SUGAR, a huge, menacing man walks in and stands in the back.
RANDO
I don't get it. I thought this was, you know...a porno.
UGLY VIC
It is. All male. It's a bigger market.
RANDO
You never told me that.
UGLY VIC
The ad said lookin' for a stud. Straight men don't watch porno for studs.
RANDO
Vic, I'm not gay.
UGLY VIC
Hey, Sugar's bi.
RANDO
I'm serious, I can't do this. I've never been with a man. I don't know if I could. Can I think about it?
UGLY VIC
Kid, there's fifty other assholes just like you I could call who'd eat their own shit for a role in one of my movies, but I thought I'd give you a break.

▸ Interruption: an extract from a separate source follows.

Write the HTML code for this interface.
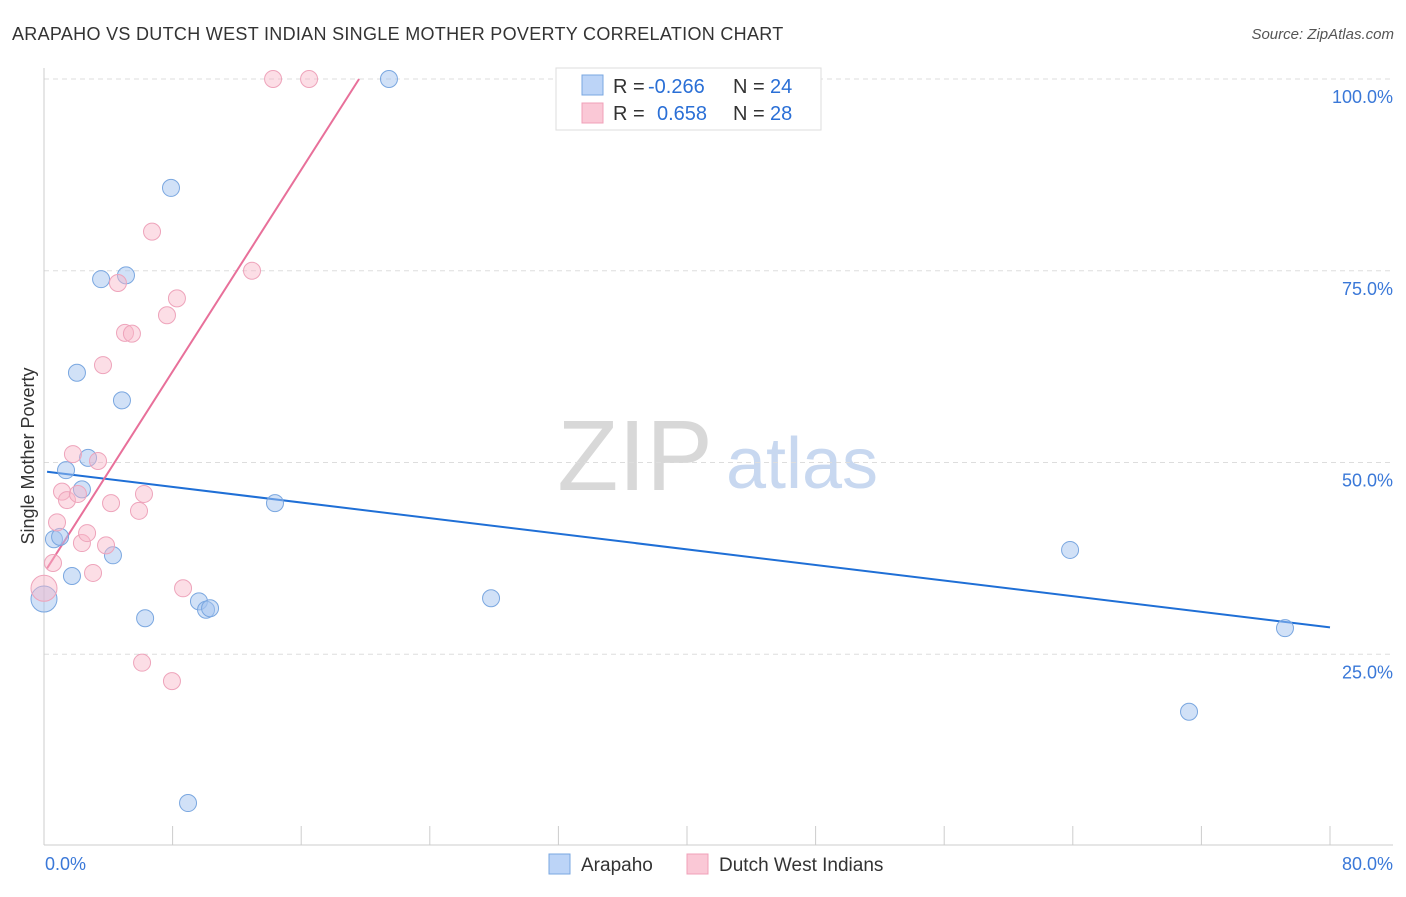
<!DOCTYPE html>
<html><head><meta charset="utf-8"><style>
body{margin:0;background:#fff;font-family:"Liberation Sans",sans-serif;}
svg text{font-family:"Liberation Sans",sans-serif;}
</style></head><body>
<svg id="chart" width="1406" height="892" xmlns="http://www.w3.org/2000/svg">
<text x="12" y="40" font-size="18" fill="#333" letter-spacing="0.3">ARAPAHO VS DUTCH WEST INDIAN SINGLE MOTHER POVERTY CORRELATION CHART</text>
<text x="1394" y="39" font-size="15" fill="#555" text-anchor="end" font-style="italic">Source: ZipAtlas.com</text>
<text x="34" y="456" font-size="18" fill="#333" text-anchor="middle" transform="rotate(-90 34 456)">Single Mother Poverty</text>
<g>
<text x="635" y="490" font-size="100" fill="#d8d8d8" text-anchor="middle" font-family="Liberation Serif">ZIP</text>
<text x="802" y="488" font-size="72" fill="#c8d8f0" text-anchor="middle">atlas</text>
</g>
<g id="grid"></g>
<g id="lines"></g>
<g id="points"></g>
<g>
<rect x="556" y="68" width="265" height="62" fill="#fff" stroke="#ddd"/>
<rect x="582" y="75" width="21" height="20" fill="#bcd4f7" stroke="#7aa7e0"/>
<rect x="582" y="103" width="21" height="20" fill="#fac8d6" stroke="#f0a0b8"/>
<text x="613" y="93" font-size="20" fill="#333">R =</text>
<text x="648" y="93" font-size="20" fill="#2a6fd6">-0.266</text>
<text x="733" y="93" font-size="20" fill="#333">N =</text>
<text x="770" y="93" font-size="20" fill="#2a6fd6">24</text>
<text x="613" y="120" font-size="20" fill="#333">R =</text>
<text x="657" y="120" font-size="20" fill="#2a6fd6">0.658</text>
<text x="733" y="120" font-size="20" fill="#333">N =</text>
<text x="770" y="120" font-size="20" fill="#2a6fd6">28</text>
</g>
<g>
<rect x="549" y="854" width="21" height="20" fill="#bcd4f7" stroke="#7aa7e0"/>
<text x="581" y="871" font-size="19" fill="#333">Arapaho</text>
<rect x="687" y="854" width="21" height="20" fill="#fac8d6" stroke="#f0a0b8"/>
<text x="719" y="871" font-size="19" fill="#333">Dutch West Indians</text>
</g>
</svg>
<script>
const blueX=[0,0.62,1.0,1.37,1.74,2.05,2.36,2.74,3.55,4.29,4.85,5.1,6.29,7.9,8.96,9.64,10.08,10.33,14.37,21.46,27.81,63.83,71.23,77.2];
const blueY=[32.2,40.0,40.3,49.0,35.2,61.7,46.5,50.6,73.9,37.9,58.1,74.4,29.7,85.8,5.6,31.9,30.8,31.0,44.7,100,32.3,38.6,17.5,28.4];
const pinkX=[0,0.56,0.81,1.12,1.43,1.8,2.11,2.36,2.68,3.05,3.36,3.86,4.17,4.6,5.04,5.47,3.67,5.91,6.1,6.22,6.72,7.65,7.96,8.27,8.65,12.94,14.25,16.49];
const pinkY=[33.6,36.9,42.2,46.2,45.1,51.1,45.9,39.5,40.8,35.6,50.2,39.2,44.7,73.4,66.9,66.8,62.7,43.7,23.9,45.9,80.1,69.2,21.5,71.4,33.6,75.0,100,100];
const blueLine=[0.19,48.8,80,28.5];
const pinkLine=[0.19,36.2,19.6,100];
const yTicks=[25,50,75,100];
const xTickLabels=["0.0%","80.0%"];
const NS="http://www.w3.org/2000/svg";
function sx(v){return 44+v*16.075;}
function sy(v){return 846-v*7.67;}
function mk(t,a,p){const e=document.createElementNS(NS,t);for(const k in a)e.setAttribute(k,a[k]);p.appendChild(e);return e;}
const grid=document.getElementById('grid');
yTicks.forEach(t=>{
 const l=mk('line',{x1:44,x2:1393,y1:sy(t),y2:sy(t),stroke:'#ddd','stroke-dasharray':'5,4'},grid);
 
 
 const tx=mk('text',{x:1393,y:sy(t)+24,'font-size':18,fill:'#3a78d8','text-anchor':'end'},grid);
 tx.textContent=t.toFixed(1)+'%';
 
 
});
const ax=mk('line',{x1:44,x2:1393,y1:845,y2:845,stroke:'#ccc'},grid);


const ay=mk('line',{x1:44,x2:44,y1:68,y2:845,stroke:'#ccc'},grid);


for(let i=0;i<=10;i++){
 const t=mk('line',{x1:sx(i*8),x2:sx(i*8),y1:826,y2:845,stroke:'#ccc'},grid);
 
 
}
[[0,'start',45],[80,'end',1393]].forEach((d,i)=>{
 const t=mk('text',{x:d[2],y:870,'font-size':18,fill:'#3a78d8','text-anchor':d[1]},grid);
 t.textContent=xTickLabels[i];
 
 
});
const pts=document.getElementById('points');
function draw(xs,ys,fill,stroke,name){
 xs.forEach((x,i)=>{
  const c=mk('circle',{cx:sx(x),cy:sy(ys[i]),r:(x===0?13:8.5),fill:fill,stroke:stroke,'stroke-width':1},pts);
  
  
 });
}
draw(blueX,blueY,'rgba(164,196,240,0.5)','#7aa7e0','arapaho-point');
draw(pinkX,pinkY,'rgba(248,182,200,0.45)','#eea4bb','dutch-point');
const lg=document.getElementById('lines');
const bl=mk('line',{x1:sx(blueLine[0]),y1:sy(blueLine[1]),x2:sx(blueLine[2]),y2:sy(blueLine[3]),stroke:'#1f6fd6','stroke-width':2},lg);


const pl=mk('line',{x1:sx(pinkLine[0]),y1:sy(pinkLine[1]),x2:sx(pinkLine[2]),y2:sy(pinkLine[3]),stroke:'#e8709a','stroke-width':2},lg);


</script>
</body></html>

Now get in the studio or get the fuck out.
Pause. Rando looks at both of them.
RANDO
Yeah, ok.
UGLY VIC
Good. Sugar, let's pick you out a staff
Ugly Vic leads Sugar off. They are gone. Rando stands in the office, looking pained.
uGLY VIC (O.S.) (CONT'D)
You comin'?
Rando follows them.
LIGHTS OUT
"Rando in Hollywood" debuted January 10, 2003, performed by Mike Rothschild, Anthony Backman, Nic de Armendi.